According to Nitish Sengupta in his History of Bengali-speaking People, prominent Derozians and Young Bengal group members who left a distinct mark in Calcutta society of the 1830s and 1840s were: Tarachand Chakraborti (1805-55) who was prominent in the Brahmo Sabha and Young Bengal; Krishna Mohan Banerjee (1813-85), whose conversion to Christianity raised a great storm; Ramgopal Ghosh (1815-68), a successful businessman and public speaker whose attacks on the Black Acts (1850) and criticism of the European protests against a well-intentioned government move to bring Europeans on a par with the natives in judicial treatment were landmarks; Rasik Krishna Mallik (1810-1858) who, among other things, refused to swear by the holy Ganges water and ran away from his orthodox home; Peary Chand Mitra (1814-83) who founded the Monthly Magazine in Bengali that set a non-journalistic style of writing intelligibly to all, including average women, and also took part in establishing the Calcutta Public Library in 1831 which became an intellectual forum; Radhanath Sikdar (1813-70) who caused a sensation by refusing to marry a child bride and thereafter rose to be a surveyor, mathematician, diarist, writer and public speaker; Ramtanu Lahiri (1813-98) who publicly removed his sacred thread in 1851 and as a teacher became a centre of progressive thoughts; Dakshinaranjan Mukherjee (1818-87) who donated the site for the Bethune College for women; Sib Chandra Deb (1811-90), a prominent Brahmo Samaj leader of Konnagar; and Harachandra Ghosh(1808-68). All of them made significant contribution to the history of the 19th-century Bengal.

The Young Bengal group were inspired and excited by the spirit of free thought and revolt against the existing social and religious structure of Hindu society. A number of Derozians were attracted to the Brahmo Samaj movement much later in life when they had lost their youthful fire and excitement. Prof. Nemai Sadhan Bose says,

"The Young Bengal movement was like a mighty storm that tried to sweep away everything before it. It was a storm that lashed society with violence causing some good, and perhaps naturally, some discomfort and distress." (Indian Awakening and Bengal)
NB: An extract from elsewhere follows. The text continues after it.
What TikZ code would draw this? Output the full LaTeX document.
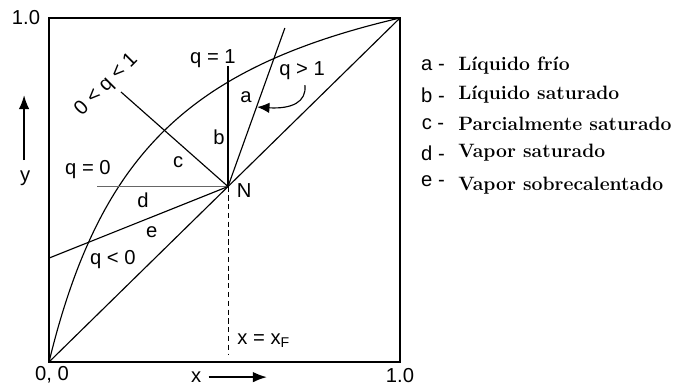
\documentclass[tikz,border=0pt]{standalone}
\usepackage{fontspec}
\setsansfont{Liberation Sans}
\usetikzlibrary{arrows.meta}

\begin{document}
\begin{tikzpicture}[x=7.02cm,y=6.88cm,
	lbl/.style={font=\sffamily\fontsize{11.5}{13}\selectfont,inner sep=0pt},
	key/.style={font=\bfseries\fontsize{11}{13}\selectfont,anchor=west,inner sep=0pt},
	op/.style={line width=0.65pt}]
	\useasboundingbox (-0.1396,-0.0727) rectangle (1.8034,1.0523);
	% frame and diagonal
	\coordinate (o) at (0,0);
	\coordinate (t) at (1,1);
	\draw[line width=1.1pt] (o) rectangle (t);
	\draw[op] (o)--(t);
	% equilibrium curve
	\draw[op] plot[domain=0:1,samples=80,smooth] (\x,{4.2*\x/(1+3.2*\x)});
	% feed point and q-lines
	\coordinate (n) at (0.51,0.51);
	\coordinate (q1) at (0.51,0.86);
	\coordinate (qg) at (0.672,0.971);
	\coordinate (qm) at (0.205,0.785);
	\coordinate (q0) at (0.137,0.51);
	\coordinate (ql) at (0,0.302);
	\coordinate (xf) at (0.51,0.02);
	\draw[op](n)--(q1);
	\draw[op](n)--(qg);
	\draw[op](n)--(qm);
	\draw[op,draw=black!60,line width=0.8pt](n)--(q0);
	\draw[op](n)--(ql);
	\draw[line width=0.5pt,dash pattern=on 3pt off 2pt](n)--(xf);
	% labels on the lines
	\node[lbl] (lq1) at (0.467,0.881){q = 1};
	\node[lbl] (lqg) at (0.721,0.846){q > 1};
	\node[lbl,rotate=45] (lqm) at (0.164,0.805){0 < q < 1};
	\node[lbl] (lq0) at (0.111,0.558){q = 0};
	\node[lbl] (lql) at (0.182,0.299){q < 0};
	\node[lbl] (la) at (0.561,0.770){a};
	\node[lbl] (lb) at (0.484,0.654){b};
	\node[lbl] (lc) at (0.368,0.581){c};
	\node[lbl] (ld) at (0.268,0.471){d};
	\node[lbl] (le) at (0.293,0.378){e};
	\node[lbl] (ln) at (0.556,0.497){N};
	\node[lbl,anchor=west] (lxf) at (0.536,0.061){x = x\textsubscript{F}};
	\coordinate (ca) at (0.729,0.805);
	\coordinate (cb) at (0.593,0.741);
	\draw[op,-{Latex[length=7pt,width=6pt]}](ca) .. controls (0.735,0.755) and (0.69,0.735) .. (cb);
	% axes
	\node[lbl] (top) at (-0.0655,1.0){1.0};
	\node[lbl] (zero) at (0.0085,-0.038){0, 0};
	\node[lbl] (one) at (1.0,-0.038){1.0};
	\node[lbl] (xl) at (0.419,-0.044){x};
	\coordinate (xe) at (0.621,-0.044);
	\draw[line width=1pt,-{Latex[length=8pt,width=6pt]}]([xshift=4pt]xl.east)--(xe);
	\node[lbl] (yl) at (-0.068,0.535){y};
	\coordinate (ys) at (-0.071,0.587);
	\coordinate (ye) at (-0.071,0.776);
	\draw[line width=1pt,-{Latex[length=8pt,width=6pt]}](ys)--(ye);
	% legend
	\node[lbl] (ka) at (1.094,0.863){a -};
	\node[lbl] (kb) at (1.094,0.776){b -};
	\node[lbl] (kc) at (1.094,0.692){c -};
	\node[lbl] (kd) at (1.094,0.608){d -};
	\node[lbl] (ke) at (1.094,0.526){e -};
	\node[key] (ta) at (1.165,0.863){Líquido frío};
	\node[key] (tb) at (1.165,0.776){Líquido saturado};
	\node[key] (tc) at (1.165,0.692){Parcialmente saturado};
	\node[key] (td) at (1.165,0.608){Vapor saturado};
	\node[key] (te) at (1.165,0.512){Vapor sobrecalentado};
\end{tikzpicture}
\end{document}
Apart from the above, other people partly associated with the Young Bengal Movement (in their part acceptance of rationality, as a means of criticizing orthodox Hindu dogma and as long as the radicalism of the Young Bengal Movement did not come in conflict with the basic tenets of Christianity) were Reverend Alexander Duff (1806-1878), who founded the General Assembly's Institution, and his students like Lal Behari Dey (1824-1892), who went on to renounce Hinduism. Later day inheritors of the legacy of the Young Bengal Movement would include scholars like Brajendra Nath Seal (1864-1938), who went on to be one of the leading theologians and thinkers of the Brahmo Samaj.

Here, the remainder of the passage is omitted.